FIRST THEME—"Grand Theme"—D flat Major—I (Tonic)
TRANSITION—Russian folk-like tune—Bb minor vi (submediant)
SECOND THEME—Lyric melody—A flat Major (Dominant of Grand Theme—V)
CLOSING—Lullaby—A flat Major (Dominant of Grand Theme—V)

          Despite all these complaints and confusion, Tchaikovsky’s concerto in fact wrestles with the very idea of combining piano and orchestra in a novel and genius fashion. To get into Tchaikovsky’s game, we need to remind ourselves about the nature of concerti. Even the opening of Tchaikovsky’s piece is structurally innovative when we consider that it compresses the entire drama of concerto form into what is essentially a song. What is the typical format of a concerto after all? The orchestra begins, the soloist enters, both forces build to an exciting cadenza, and then the orchestra finishes with bravura. Tchaikovsky accomplishes all of this in his introduction: the piano accompanies a grand theme played by the orchestra, then the piano plays the theme itself and breaks into a cadenza, and finally the orchestra concludes the drama again stating the theme. Essentially, Tchaikovsky has accomplished everything the first movement of a concerto is supposed to do in about 3 minutes. Perhaps that’s why the audience turns off its ears at this point. But what’s left is where Tchaikovsky’s real work begins. Because Tchaikovsky’s game is that every subsequent idea of this piano concerto will derive from this grand theme, even though we’ll never hear it again!

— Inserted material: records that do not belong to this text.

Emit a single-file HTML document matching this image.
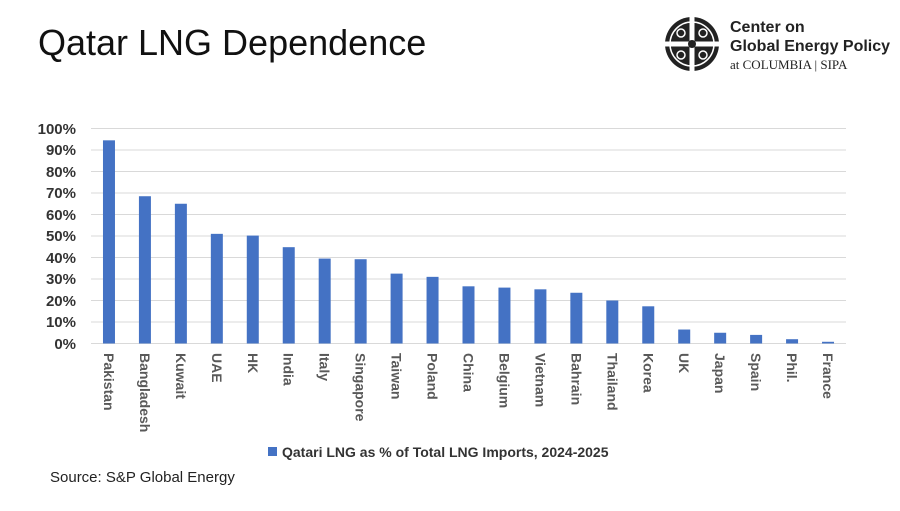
<!DOCTYPE html>
<html><head><meta charset="utf-8"><style>
body{margin:0;background:#fff;width:900px;height:506px;overflow:hidden;font-family:"Liberation Sans",sans-serif}
</style></head><body>
<svg width="900" height="506" xmlns="http://www.w3.org/2000/svg" font-family="Liberation Sans, sans-serif">
<text x="38" y="55" font-size="36" fill="#111">Qatar LNG Dependence</text>
<g transform="translate(692,44)">
<circle r="27" fill="#222"/>
<circle r="22" fill="none" stroke="#fff" stroke-width="1.5"/>
<rect x="-2.5" y="-27" width="5" height="54" fill="#fff"/>
<rect x="-27" y="-2.5" width="54" height="5" fill="#fff"/>
<circle cx="-11" cy="-11" r="4" fill="none" stroke="#fff" stroke-width="1.5"/>
<circle cx="11" cy="-11" r="4" fill="none" stroke="#fff" stroke-width="1.5"/>
<circle cx="-11" cy="11" r="4" fill="none" stroke="#fff" stroke-width="1.5"/>
<circle cx="11" cy="11" r="4" fill="none" stroke="#fff" stroke-width="1.5"/>
<circle r="4" fill="#222"/>
</g>
<text x="730" y="32" font-size="16" font-weight="bold" fill="#222">Center on</text>
<text x="730" y="51" font-size="16" font-weight="bold" fill="#222">Global Energy Policy</text>
<text x="730" y="69" font-size="13" font-family="Liberation Serif, serif" fill="#222">at COLUMBIA | SIPA</text>
<g stroke="#d9d9d9" stroke-width="1">
<line x1="91" x2="846" y1="128.5" y2="128.5"/><line x1="91" x2="846" y1="150" y2="150"/>
<line x1="91" x2="846" y1="171.5" y2="171.5"/><line x1="91" x2="846" y1="193" y2="193"/>
<line x1="91" x2="846" y1="214.5" y2="214.5"/><line x1="91" x2="846" y1="236" y2="236"/>
<line x1="91" x2="846" y1="257.5" y2="257.5"/><line x1="91" x2="846" y1="279" y2="279"/>
<line x1="91" x2="846" y1="300.5" y2="300.5"/><line x1="91" x2="846" y1="322" y2="322"/>
<line x1="91" x2="846" y1="343.5" y2="343.5"/>
</g>
<g font-size="15" font-weight="bold" fill="#333" text-anchor="end">
<text x="76" y="134">100%</text><text x="76" y="155">90%</text><text x="76" y="177">80%</text>
<text x="76" y="198">70%</text><text x="76" y="220">60%</text><text x="76" y="241">50%</text>
<text x="76" y="263">40%</text><text x="76" y="284">30%</text><text x="76" y="306">20%</text>
<text x="76" y="327">10%</text><text x="76" y="349">0%</text>
</g>
<g id="bars" fill="#4472c4"></g>
<g id="labels" font-size="14" font-weight="bold" fill="#595959"></g>
<rect x="268" y="447" width="9" height="9" fill="#4472c4"/>
<text x="282" y="457" font-size="14" font-weight="bold" fill="#333">Qatari LNG as % of Total LNG Imports, 2024-2025</text>
<text x="50" y="482" font-size="15" fill="#222">Source: S&amp;P Global Energy</text>
<script>
var d=[["Pakistan",94.5],["Bangladesh",68.5],["Kuwait",65],["UAE",51],["HK",50.2],["India",44.8],["Italy",39.5],["Singapore",39.2],["Taiwan",32.5],["Poland",31],["China",26.6],["Belgium",26],["Vietnam",25.2],["Bahrain",23.6],["Thailand",20],["Korea",17.3],["UK",6.5],["Japan",5],["Spain",4],["Phil.",2],["France",0.8]];
var ns="http://www.w3.org/2000/svg",b=document.getElementById("bars"),l=document.getElementById("labels");
var step=(846-91)/d.length;
d.forEach(function(e,i){var cx=91+step*(i+0.5),h=e[1]*2.15;
var r=document.createElementNS(ns,"rect");r.setAttribute("x",cx-6);r.setAttribute("y",343.5-h);r.setAttribute("width",12);r.setAttribute("height",h);b.appendChild(r);
var t=document.createElementNS(ns,"text");t.setAttribute("transform","translate("+(cx-5)+",353) rotate(90)");t.textContent=e[0];l.appendChild(t);});
</script>
</svg>
</body></html>
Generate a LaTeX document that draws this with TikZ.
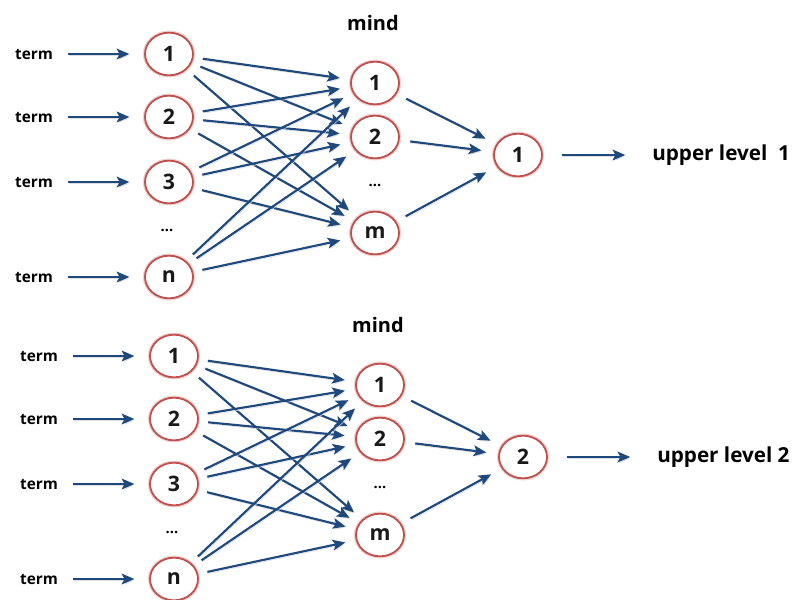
\documentclass[tikz,border=0pt]{standalone}
\usepackage{fontspec}
\setmainfont{Open Sans}
\usetikzlibrary{arrows.meta,shapes.geometric}

\definecolor{arrowblue}{HTML}{1F497D}
\definecolor{ringred}{HTML}{C0504D}

\tikzset{
  neuron/.style={ellipse, draw=ringred, line width=1.35pt, fill=white,
    minimum width=36pt, minimum height=32pt, inner sep=0pt,
    font=\fontsize{16}{16}\selectfont\bfseries, text=black!90,
    preaction={draw=ringred!25, line width=3.2pt}},
  termlabel/.style={font=\fontsize{11.5}{12}\selectfont\bfseries, inner sep=0pt},
  layerlabel/.style={font=\fontsize{15}{16}\selectfont\bfseries, inner sep=0pt},
  outlabel/.style={font=\fontsize{15.5}{16}\selectfont\bfseries, inner sep=0pt, anchor=west},
  ellipsis/.style={font=\fontsize{11}{12}\selectfont\bfseries, inner sep=0pt},
  link/.style={draw=arrowblue, line width=1.6pt,
    -{Stealth[length=9.5pt,width=8pt,inset=2pt]},
    preaction={draw=black!13, transform canvas={shift={(0.7pt,-1.3pt)}}}},
}

% one two-layer network feeding an upper-level unit
\newcommand\netblock[4]{%
  \begin{scope}[shift={#2}]
    \node[layerlabel] (#1mind) at (373,23) {mind};
    % input column
    \foreach \k/\y/\t in {1/54/1, 2/117/2, 3/182/3, n/277/n} {
      \node[termlabel] (#1t\k) at (34,\y) {term};
      \node[neuron] (#1i\k) at (169,\y) {\t};
      \draw[link, shorten <=11pt, shorten >=11pt] (#1t\k) -- (#1i\k);
    }
    \node[ellipsis] (#1idots) at (167,230) {...};
    % hidden column
    \foreach \k/\y/\t in {1/83/1, 2/137/2, m/233/m}
      \node[neuron] (#1m\k) at (375,\y) {\t};
    \node[ellipsis] (#1mdots) at (375,185) {...};
    % output unit
    \node[neuron] (#1out) at (518,155) {#3};
    \node[outlabel] (#1up) at (652,155) {#4};
    % fully connected input -> hidden
    \foreach \a in {1,2,3,n}
      \foreach \b in {1,2,m}
        \draw[link, shorten <=7pt, shorten >=8pt] (#1i\a) -- (#1m\b);
    % hidden -> output
    \foreach \b in {1,2,m}
      \draw[link, shorten <=8pt, shorten >=9pt] (#1m\b) -- (#1out);
    \draw[link, shorten <=14pt, shorten >=20pt] (#1out) -- (#1up);
  \end{scope}}

\begin{document}
\begin{tikzpicture}[x=0.75pt, y=-0.75pt]
  \useasboundingbox (0,0) rectangle (793,600);
  \fill[white] (0,0) rectangle (793,600);
  \netblock{a}{(0,0)}{1}{upper level\ \ 1}
  \netblock{b}{(5,302)}{2}{upper level 2}
\end{tikzpicture}
\end{document}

          After the grand theme concludes, a coda brings the music to a quiet conclusion, quite the opposite of what to expect. Usually an introduction concludes by accelerating the music forward. Tchaikovsky instead quietly closes the curtain and then directs our attention to a different stage. And that’s one of the problems with this piece. The music stops before each new section, as if Tchaikovsky is merely stitching a whole bunch of smaller pieces together into something larger.

          The music starts again with piano scurrying along a passage that is a bit like quiet hiccups—a reaction to the over-the-top cadenza that preceded?—and then the orchestra provides a rustic bass to what seems to be a Russian folk song and is either the proper “first theme” of the piece or itself a transition to the lyrical second theme.  As with all subsequent melodic material, this theme derives its shape and substance from different parts of the “grand” theme that began the concerto.

          The rustic folk theme quiets down with brief interruptions of what will be the pleading lyrical second theme. Curiously, or maddeningly, the key of this new theme relates to the grand introductory theme, not the theme of the preceding Russian folk theme. This new lyrical theme is moves from orchestra to the piano, which embarks on a fantasy and dramatic cadenza, eventually sputtering out and concluding quietly in yet another new key (C minor, unrelated to all the others so far!). The music stops again. And then a gentle lullaby-like closing melody emerges and concludes the exposition, again in the key related to the grand introductory theme, not the Russian folk theme.

          The development is more straightforward. It is in two parts—orchestral and solo piano. The orchestra transforms the gentle lullaby into a dramatic and forceful episodic music. The piano displays many different moods in its section, some of which have a salon flavor. We can hear both touches of Schumann and Liszt..

          The recapitulation sets Tchaikovsky’s structural ship to rights. In other words, it “behaves” harmonically the way we expect. The scampering Russian folk theme returns in its Bb minor key and both subsequent lyric tunes appear in B flat major. So we become absolutely sure now that Bb is the home key of this concerto and not Db major, which we heard in the first 3 minutes of the piece. Also conventional, a full piano cadenza appears between the two lyric tunes (the Second Theme and the Closing Sections of the piece).  For this reason, the recapitulation is absolutely critical in making sense of the first movement. Maybe when hearing the music from this vantage point, it’s the opening grand melody we start to forget instead of the rest of the piece after it!